Why do I do this? I still think the job would have be suitable, enjoyable, and I really liked the people. I really need the money.

I just don't understand...

 

Re: Self sabotage » Rach

Posted by justyourlaugh on December 18, 2002, at 9:52:21

In reply to Self sabotage, posted by Rach on December 18, 2002, at 9:14:14

hi
my pdoc says i do these things because i feel undeserving-try to torture myself.
or it gives myself someting to feel bad about because i cannot understand why i feel so horrible all the time.?
hang in there
jyl

 

Re: Self sabotage

Posted by bookgurl99 on December 18, 2002, at 12:20:10

In reply to Self sabotage, posted by Rach on December 18, 2002, at 9:14:14

Ach, I've done stuff like this before. And I think it's just the product of low self-esteem. I am sorry that you did this about the job.

I think part of it is the fear that you won't live up to the expectations that others have for you. For me, that comes from having extremely perfectionistic parents.

When I start to do things like that now, I tell myself "I'm not going to live like this anymore," and I STOP it.

 

Re: Self sabotage

Posted by IsoM on December 18, 2002, at 13:21:01

In reply to Re: Self sabotage, posted by bookgurl99 on December 18, 2002, at 12:20:10

I agree with bookgurl. I've been told I'm brilliant & talented & versatile & on & on. And you know, I really think so too. But I'm TERRIFIED when ever I start a new job or project that is going to be judged by others. If it's just me that wants to do something, I can do it to my satisfaction, but if someone else is going to oversee what I do, I always think it won't meet their criteria. I always think I'm going to goof up along the way. I'm convinced that I won't meet the high expectations others feel I can do. It's not so much lack of confidence or poor self-esteem for me. I'm simply scared that others will be disappointed in what I do & wonder why they ever hired me.

It's that uncertainty, lack of sureness, & anxiety of not being as good as you hoped for.

 

Re: Self sabotage » IsoM

Posted by NikkiT2 on December 18, 2002, at 15:05:32

In reply to Re: Self sabotage, posted by IsoM on December 18, 2002, at 13:21:01

Oooh, I totally agree with bookgurl and iso... I do this as somewhere deep inside I know I will never acheieve what I am so capable of, so why bother trying...

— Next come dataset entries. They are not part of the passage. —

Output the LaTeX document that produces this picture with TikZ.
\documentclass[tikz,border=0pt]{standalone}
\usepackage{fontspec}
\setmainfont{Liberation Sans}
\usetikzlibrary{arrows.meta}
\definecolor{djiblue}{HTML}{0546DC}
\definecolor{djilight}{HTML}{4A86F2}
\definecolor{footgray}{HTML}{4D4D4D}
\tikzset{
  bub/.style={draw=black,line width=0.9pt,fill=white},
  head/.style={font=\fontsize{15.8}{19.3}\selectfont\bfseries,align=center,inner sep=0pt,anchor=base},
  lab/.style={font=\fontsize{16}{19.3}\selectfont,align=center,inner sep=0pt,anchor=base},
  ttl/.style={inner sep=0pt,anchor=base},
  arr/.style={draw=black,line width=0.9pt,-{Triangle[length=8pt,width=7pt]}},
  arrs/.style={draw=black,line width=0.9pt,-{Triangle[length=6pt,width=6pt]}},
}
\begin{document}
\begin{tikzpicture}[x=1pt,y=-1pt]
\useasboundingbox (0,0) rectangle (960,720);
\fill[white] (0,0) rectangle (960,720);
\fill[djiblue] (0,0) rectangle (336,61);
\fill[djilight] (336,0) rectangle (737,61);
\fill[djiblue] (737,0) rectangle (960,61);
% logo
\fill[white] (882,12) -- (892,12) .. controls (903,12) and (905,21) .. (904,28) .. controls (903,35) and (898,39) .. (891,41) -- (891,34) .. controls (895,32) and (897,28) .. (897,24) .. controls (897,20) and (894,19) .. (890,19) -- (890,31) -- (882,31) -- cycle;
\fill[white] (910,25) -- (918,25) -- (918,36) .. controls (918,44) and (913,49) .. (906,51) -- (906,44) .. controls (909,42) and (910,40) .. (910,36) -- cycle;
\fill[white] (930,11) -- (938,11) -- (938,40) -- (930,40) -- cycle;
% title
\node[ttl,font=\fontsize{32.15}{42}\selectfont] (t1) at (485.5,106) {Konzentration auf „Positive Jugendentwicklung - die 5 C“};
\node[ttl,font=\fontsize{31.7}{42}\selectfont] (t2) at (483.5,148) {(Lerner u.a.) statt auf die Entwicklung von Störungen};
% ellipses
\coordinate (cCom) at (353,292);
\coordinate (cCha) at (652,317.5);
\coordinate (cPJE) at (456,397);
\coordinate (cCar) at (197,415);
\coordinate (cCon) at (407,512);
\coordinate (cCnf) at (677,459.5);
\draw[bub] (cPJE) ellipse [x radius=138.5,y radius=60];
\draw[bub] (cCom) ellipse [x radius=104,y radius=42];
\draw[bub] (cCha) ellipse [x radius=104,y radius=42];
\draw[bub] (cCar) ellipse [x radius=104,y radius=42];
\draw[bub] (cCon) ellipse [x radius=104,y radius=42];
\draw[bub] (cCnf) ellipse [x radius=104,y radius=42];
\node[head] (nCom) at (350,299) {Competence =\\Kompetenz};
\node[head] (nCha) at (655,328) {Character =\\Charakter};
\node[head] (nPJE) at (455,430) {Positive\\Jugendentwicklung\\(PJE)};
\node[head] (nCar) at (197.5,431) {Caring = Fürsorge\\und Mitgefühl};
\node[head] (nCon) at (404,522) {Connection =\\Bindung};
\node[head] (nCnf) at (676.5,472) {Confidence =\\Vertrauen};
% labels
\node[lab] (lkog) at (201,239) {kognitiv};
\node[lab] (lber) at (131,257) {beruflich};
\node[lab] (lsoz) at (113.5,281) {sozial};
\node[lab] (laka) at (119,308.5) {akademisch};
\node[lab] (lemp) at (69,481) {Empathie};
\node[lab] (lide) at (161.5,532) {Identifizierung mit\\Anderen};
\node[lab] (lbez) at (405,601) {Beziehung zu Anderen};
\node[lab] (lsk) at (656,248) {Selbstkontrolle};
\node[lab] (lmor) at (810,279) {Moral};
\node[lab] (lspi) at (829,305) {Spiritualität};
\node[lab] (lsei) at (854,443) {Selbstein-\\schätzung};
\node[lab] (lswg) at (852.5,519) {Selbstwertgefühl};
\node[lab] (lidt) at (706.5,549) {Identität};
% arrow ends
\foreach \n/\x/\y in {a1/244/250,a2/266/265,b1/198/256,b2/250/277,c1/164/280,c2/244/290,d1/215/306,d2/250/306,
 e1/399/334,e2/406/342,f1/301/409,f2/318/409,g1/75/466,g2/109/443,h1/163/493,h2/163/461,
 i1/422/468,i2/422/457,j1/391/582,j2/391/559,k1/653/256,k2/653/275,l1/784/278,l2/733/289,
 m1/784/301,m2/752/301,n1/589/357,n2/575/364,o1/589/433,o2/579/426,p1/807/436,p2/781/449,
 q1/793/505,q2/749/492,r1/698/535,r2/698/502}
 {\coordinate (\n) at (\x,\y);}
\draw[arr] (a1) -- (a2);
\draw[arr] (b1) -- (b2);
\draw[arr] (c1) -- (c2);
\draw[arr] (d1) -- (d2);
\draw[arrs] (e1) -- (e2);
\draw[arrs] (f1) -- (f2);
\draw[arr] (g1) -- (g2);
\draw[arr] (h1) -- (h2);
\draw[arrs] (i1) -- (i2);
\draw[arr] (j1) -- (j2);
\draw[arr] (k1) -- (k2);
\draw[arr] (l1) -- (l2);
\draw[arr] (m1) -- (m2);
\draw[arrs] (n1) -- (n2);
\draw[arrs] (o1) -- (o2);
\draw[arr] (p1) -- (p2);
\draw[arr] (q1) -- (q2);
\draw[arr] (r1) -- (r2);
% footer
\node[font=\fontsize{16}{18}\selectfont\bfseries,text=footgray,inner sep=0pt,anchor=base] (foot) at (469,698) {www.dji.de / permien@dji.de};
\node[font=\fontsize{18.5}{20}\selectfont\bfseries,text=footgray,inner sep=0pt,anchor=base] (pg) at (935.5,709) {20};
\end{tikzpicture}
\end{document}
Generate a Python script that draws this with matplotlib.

Hun.. no advice here.. I'm still too busy playing the avoidance game (ie, avoid everything just incase!!)

I know you will get there, and find the perfect role for all your talents. I still think you really should be in nieghbours ;)

Nikki xx

 

Re: Self sabotage

Posted by justyourlaugh on December 18, 2002, at 16:42:39

In reply to Re: Self sabotage » Rach, posted by justyourlaugh on December 18, 2002, at 9:52:21

i didnt say i agreed with the pdoc.
i dont speak up much at appointments.
cant even look at him yet.
i really cant even concentrate on what he is
saying.
its all blah blah blah
j

 

Thanks guys

Posted by Rach on December 18, 2002, at 19:22:58

In reply to Re: Self sabotage, posted by justyourlaugh on December 18, 2002, at 16:42:39

You know, it's really odd. Apart from this, i feel really good.

I am down at the moment because my course has just finished, and I have NO clue how I'm going to survive next year. But I know this isn't a permanent thing, and its just because of the uncertainty (?sp) in my life at the moment.

So even though I am kind of down, I feel okay.

Thanks for your thoughts. :)

 

Re: Thanks guys

Posted by noa on December 26, 2002, at 17:26:57

In reply to Thanks guys, posted by Rach on December 18, 2002, at 19:22:58

Rach, is it possible you didn't like the job?

But I hear you about the self sabotage. I do it all the time. For all the reasons everyone already mentioned.